-- start of Data --

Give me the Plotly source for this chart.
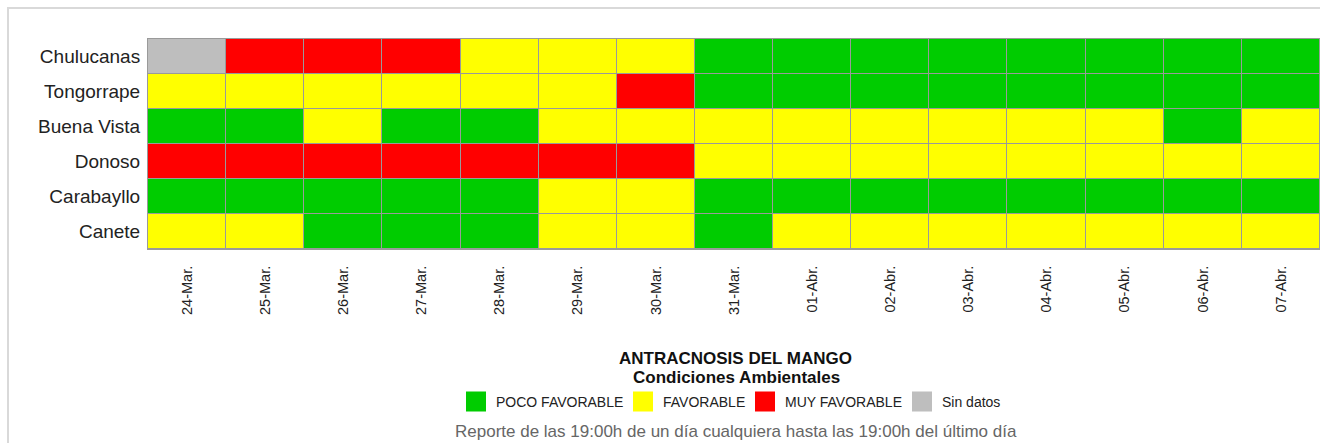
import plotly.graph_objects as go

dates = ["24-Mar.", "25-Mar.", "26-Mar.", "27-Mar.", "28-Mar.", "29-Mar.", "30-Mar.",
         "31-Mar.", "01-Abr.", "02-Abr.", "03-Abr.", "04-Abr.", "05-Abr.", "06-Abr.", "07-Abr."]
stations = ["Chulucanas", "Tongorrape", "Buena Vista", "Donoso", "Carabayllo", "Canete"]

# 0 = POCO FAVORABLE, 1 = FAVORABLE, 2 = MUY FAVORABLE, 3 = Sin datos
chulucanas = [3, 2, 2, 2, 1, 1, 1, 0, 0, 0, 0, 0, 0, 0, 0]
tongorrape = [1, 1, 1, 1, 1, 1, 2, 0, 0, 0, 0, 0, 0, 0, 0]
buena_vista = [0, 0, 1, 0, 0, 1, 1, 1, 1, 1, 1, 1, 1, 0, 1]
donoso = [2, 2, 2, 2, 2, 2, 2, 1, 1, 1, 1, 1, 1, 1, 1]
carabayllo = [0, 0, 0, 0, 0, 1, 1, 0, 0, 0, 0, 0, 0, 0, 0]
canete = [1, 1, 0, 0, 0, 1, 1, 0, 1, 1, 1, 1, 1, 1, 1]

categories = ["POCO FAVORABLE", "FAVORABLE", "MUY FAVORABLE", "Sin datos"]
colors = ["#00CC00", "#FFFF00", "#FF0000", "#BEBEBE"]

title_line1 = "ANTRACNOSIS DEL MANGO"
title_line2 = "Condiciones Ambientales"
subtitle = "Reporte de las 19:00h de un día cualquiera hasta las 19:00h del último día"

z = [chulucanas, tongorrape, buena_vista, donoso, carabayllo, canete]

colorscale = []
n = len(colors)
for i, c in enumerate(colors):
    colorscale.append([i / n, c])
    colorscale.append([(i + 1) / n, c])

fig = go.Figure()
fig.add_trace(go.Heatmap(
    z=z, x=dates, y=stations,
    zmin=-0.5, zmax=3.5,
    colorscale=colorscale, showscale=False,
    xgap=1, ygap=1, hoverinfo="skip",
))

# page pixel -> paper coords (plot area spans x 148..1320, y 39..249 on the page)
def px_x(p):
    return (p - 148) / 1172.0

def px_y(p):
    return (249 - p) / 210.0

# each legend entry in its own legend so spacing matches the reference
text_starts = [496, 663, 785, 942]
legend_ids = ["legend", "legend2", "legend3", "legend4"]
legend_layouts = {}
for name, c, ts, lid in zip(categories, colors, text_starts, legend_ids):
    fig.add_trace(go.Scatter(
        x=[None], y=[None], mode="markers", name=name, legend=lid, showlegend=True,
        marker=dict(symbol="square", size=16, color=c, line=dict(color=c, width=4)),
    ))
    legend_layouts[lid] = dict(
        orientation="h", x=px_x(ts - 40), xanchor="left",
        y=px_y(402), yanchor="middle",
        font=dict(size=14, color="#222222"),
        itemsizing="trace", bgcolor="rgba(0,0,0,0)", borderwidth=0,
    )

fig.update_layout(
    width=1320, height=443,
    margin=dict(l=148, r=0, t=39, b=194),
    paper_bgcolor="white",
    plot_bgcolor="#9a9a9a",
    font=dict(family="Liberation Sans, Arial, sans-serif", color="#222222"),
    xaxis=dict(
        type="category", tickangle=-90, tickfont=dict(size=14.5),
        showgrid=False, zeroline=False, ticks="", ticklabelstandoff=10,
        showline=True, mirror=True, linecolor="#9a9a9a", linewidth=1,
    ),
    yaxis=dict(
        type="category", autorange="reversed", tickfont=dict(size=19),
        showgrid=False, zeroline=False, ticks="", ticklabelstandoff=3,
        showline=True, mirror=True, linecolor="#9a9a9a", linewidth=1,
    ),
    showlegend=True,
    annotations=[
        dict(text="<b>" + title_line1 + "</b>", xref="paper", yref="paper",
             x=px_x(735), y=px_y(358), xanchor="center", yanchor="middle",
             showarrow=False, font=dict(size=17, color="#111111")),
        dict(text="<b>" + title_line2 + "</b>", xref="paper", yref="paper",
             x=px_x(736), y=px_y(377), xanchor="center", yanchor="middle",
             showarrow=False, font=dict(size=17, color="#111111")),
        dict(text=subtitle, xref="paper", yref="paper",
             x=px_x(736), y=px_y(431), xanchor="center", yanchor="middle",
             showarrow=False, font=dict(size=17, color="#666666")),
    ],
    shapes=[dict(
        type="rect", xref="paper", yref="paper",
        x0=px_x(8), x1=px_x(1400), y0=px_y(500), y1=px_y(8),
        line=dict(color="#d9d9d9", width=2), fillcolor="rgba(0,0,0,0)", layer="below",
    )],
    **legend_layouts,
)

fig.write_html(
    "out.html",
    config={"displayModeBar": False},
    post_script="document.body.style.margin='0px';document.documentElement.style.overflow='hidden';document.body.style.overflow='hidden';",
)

-- end of Data --

§ Set task:
Extract, word for word, each line from the top of the data down to and including the line with "0, 1, 1, 1, 1, 1, 1, 1]"; skip the pictures.

§ Response for this exercise:
Give me the Plotly source for this chart.
import plotly.graph_objects as go

dates = ["24-Mar.", "25-Mar.", "26-Mar.", "27-Mar.", "28-Mar.", "29-Mar.", "30-Mar.",
         "31-Mar.", "01-Abr.", "02-Abr.", "03-Abr.", "04-Abr.", "05-Abr.", "06-Abr.", "07-Abr."]
stations = ["Chulucanas", "Tongorrape", "Buena Vista", "Donoso", "Carabayllo", "Canete"]

# 0 = POCO FAVORABLE, 1 = FAVORABLE, 2 = MUY FAVORABLE, 3 = Sin datos
chulucanas = [3, 2, 2, 2, 1, 1, 1, 0, 0, 0, 0, 0, 0, 0, 0]
tongorrape = [1, 1, 1, 1, 1, 1, 2, 0, 0, 0, 0, 0, 0, 0, 0]
buena_vista = [0, 0, 1, 0, 0, 1, 1, 1, 1, 1, 1, 1, 1, 0, 1]
donoso = [2, 2, 2, 2, 2, 2, 2, 1, 1, 1, 1, 1, 1, 1, 1]
carabayllo = [0, 0, 0, 0, 0, 1, 1, 0, 0, 0, 0, 0, 0, 0, 0]
canete = [1, 1, 0, 0, 0, 1, 1, 0, 1, 1, 1, 1, 1, 1, 1]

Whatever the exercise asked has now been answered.